= Orville Knapp =

American musician and bandleader (1904–1936)

Orville Knapp (January 1, 1904 - July 16, 1936) was an American dance bandleader born in Kansas City, Missouri. He was the brother of Evalyn Knapp.

Orville Knapp was an autodidact on saxophone, and moved to New York City in the early 1920s, where he played in the bands of Vincent Lopez and Leo Reisman. He then joined the Coon-Sanders Original Nighthawk Orchestra. Later in the 1920s, he formed his own group, which included Curly Howard, later one of the Three Stooges (Curly Howard was Shemp and Moe Howard's brother); their stage show often included a gag in which Howard, playing the part of orchestra conductor, would progressively lose pieces of his tuxedo as he led the band, including his pants.

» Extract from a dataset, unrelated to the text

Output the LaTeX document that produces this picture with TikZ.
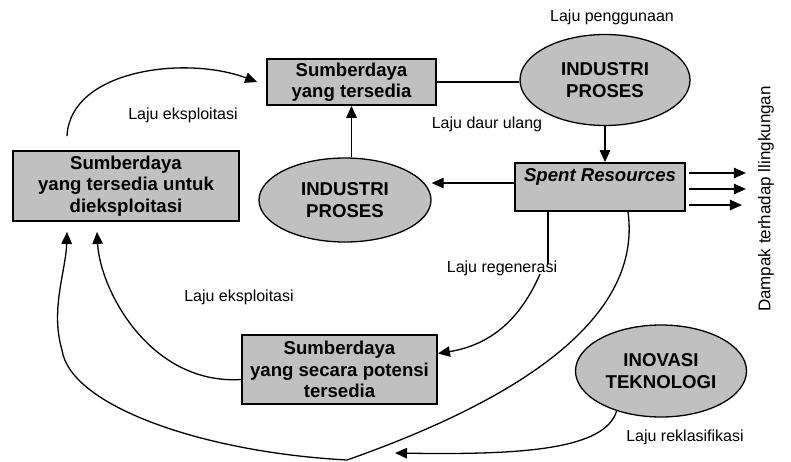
\documentclass[tikz,border=0pt]{standalone}
\usepackage{fontspec}
\setmainfont{Liberation Sans}
\usetikzlibrary{arrows.meta,shapes.geometric}
\definecolor{boxgray}{RGB}{192,192,192}
\begin{document}
\begin{tikzpicture}[x=1pt,y=-1pt,
  lbl/.style={font=\fontsize{16}{18}\selectfont, inner sep=0pt},
  bt/.style={font=\fontsize{18.6}{21.5}\selectfont\bfseries, align=center},
  ell/.style={ellipse, draw, line width=1.3pt, fill=boxgray, inner sep=0pt, bt},
  rect/.style={rectangle, draw, line width=1.8pt, fill=boxgray, inner sep=0pt, bt},
  ln/.style={line width=1.3pt},
  arr/.style={ln, -{Triangle[length=12pt,width=10.5pt]}},
]
\useasboundingbox (0,0) rectangle (791,461);

% nodes
\node[rect, minimum width=169pt, minimum height=46pt] (boxTop) at (351.5,82) {Sumberdaya\\yang tersedia};
\node[ell, minimum width=170pt, minimum height=91pt] (ellTop) at (605,80) {INDUSTRI\\PROSES};
\node[rect, minimum width=170pt, minimum height=48pt] (spent) at (600,187) {};
\node[bt, inner sep=0pt] (spentTxt) at (600,177) {\itshape Spent Resources};
\node[ell, minimum width=172pt, minimum height=84pt] (ellLeft) at (345,200) {INDUSTRI\\PROSES};
\node[rect, minimum width=226pt, minimum height=70pt] (boxLeft) at (126,186) {Sumberdaya\\yang tersedia untuk\\dieksploitasi};
\node[rect, minimum width=195pt, minimum height=69pt] (boxBot) at (339.5,369.5) {Sumberdaya\\yang secara potensi\\tersedia};
\node[ell, minimum width=171pt, minimum height=92pt] (ellInov) at (661,371) {INOVASI\\TEKNOLOGI};

% labels
\node[lbl] (lPeng) at (612,17) {Laju penggunaan};
\node[lbl] (lEks1) at (183,115) {Laju eksploitasi};
\node[lbl] (lDaur) at (487,124) {Laju daur ulang};
\node[lbl] (lRegen) at (502,268) {Laju regenerasi};
\node[lbl] (lEks2) at (239,297) {Laju eksploitasi};
\node[lbl] (lRekl) at (685,437) {Laju reklasifikasi};
\node[lbl, font=\fontsize{17}{19}\selectfont, rotate=90] (lDampak) at (766,199) {Dampak terhadap llingkungan};

\coordinate (regenStart) at (540,274);
\coordinate (reklEnd) at (395,453);

% connectors
\draw[ln] (boxTop.east) -- (ellTop.west |- boxTop.east);
\draw[arr] (ellTop.south) -- (ellTop.south |- spent.north);
\draw[arr] ([yshift=4pt]spent.west) -- ([yshift=4pt]spent.west -| ellLeft.east);
\draw[arr] (boxTop.south |- ellLeft.north) -- (boxTop.south);
\draw[arr] ([xshift=3pt,yshift=14pt]spent.east) -- ++(57,0);
\draw[arr] ([xshift=3pt,yshift=-2pt]spent.east) -- ++(57,0);
\draw[arr] ([xshift=3pt,yshift=-18pt]spent.east) -- ++(53,0);

\draw[arr] ([xshift=-59pt,yshift=14pt]boxLeft.north) .. controls (70,70) and (185,55) .. ([xshift=-9pt]boxTop.west);

\draw[ln] ([xshift=-52pt]spent.south) -- ++(0,52);
\draw[arr] (regenStart) .. controls (520,320) and (490,345) .. ([yshift=16pt]boxBot.east);

\draw[arr] ([xshift=28pt]spent.south) .. controls (640,300) and (560,385) .. (347,460)
  .. controls (200,452) and (70,405) .. (62,350)
  .. controls (50,310) and (66,270) .. ([xshift=-59pt,yshift=-10pt]boxLeft.south);

\draw[arr] ([yshift=-10pt]boxBot.west) .. controls (150,385) and (100,290) .. ([xshift=-29pt,yshift=-10pt]boxLeft.south);

\draw[arr] (ellInov.222) .. controls (605,450) and (520,455) .. (reklEnd);
\end{tikzpicture}
\end{document}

Knapp's sister, Pauline (who used her middle name informally but her first name Evalyn professionally), had by this time moved to Hollywood to pursue work in film and become a star, appearing as leading lady with Edward G. Robinson and James Cagney in Smart Money (1931) and John Wayne in His Private Secretary (1933) among many others; Knapp joined her there in 1933, where he founded a new band. This group performed at the Grand Hotel in Santa Monica in 1934 and the Wilshire Hotel in Beverly Hills in 1935-1935, and recorded for Decca Records. Edith Caldwell, Ray Hendricks, Dave Marshall, Don Raymond, Norman Ruvell, and Virginia Verrill all served as vocalists for the group. Eventually, Leighton Noble became the group's regular singer. Critic Eugene Chadbourne remarked of Knapp's hiring process, "Knapp revealed an absolute lack of instinct for new talent by turning down both Stan Kenton and Spike Jones for the respective positions of pianist and drummer"

In 1935, Knapp's orchestra broadcast on WOR and went on a nationwide tour, recording in New York for Brunswick Records. He married Gloria Grafton, a Broadway star, that same year, and began taking flying lessons. In July 1936, while piloting a biplane, he crashed on the runway at Beverly Regional Airport and was killed.

Following Knapp's death, Noble took over the group, but he was pushed out by Knapp's widow and by the talent agency which managed the band. George Olsen became the orchestra's leader; Olsen later changed the group's name to the Music of Tomorrow Orchestra.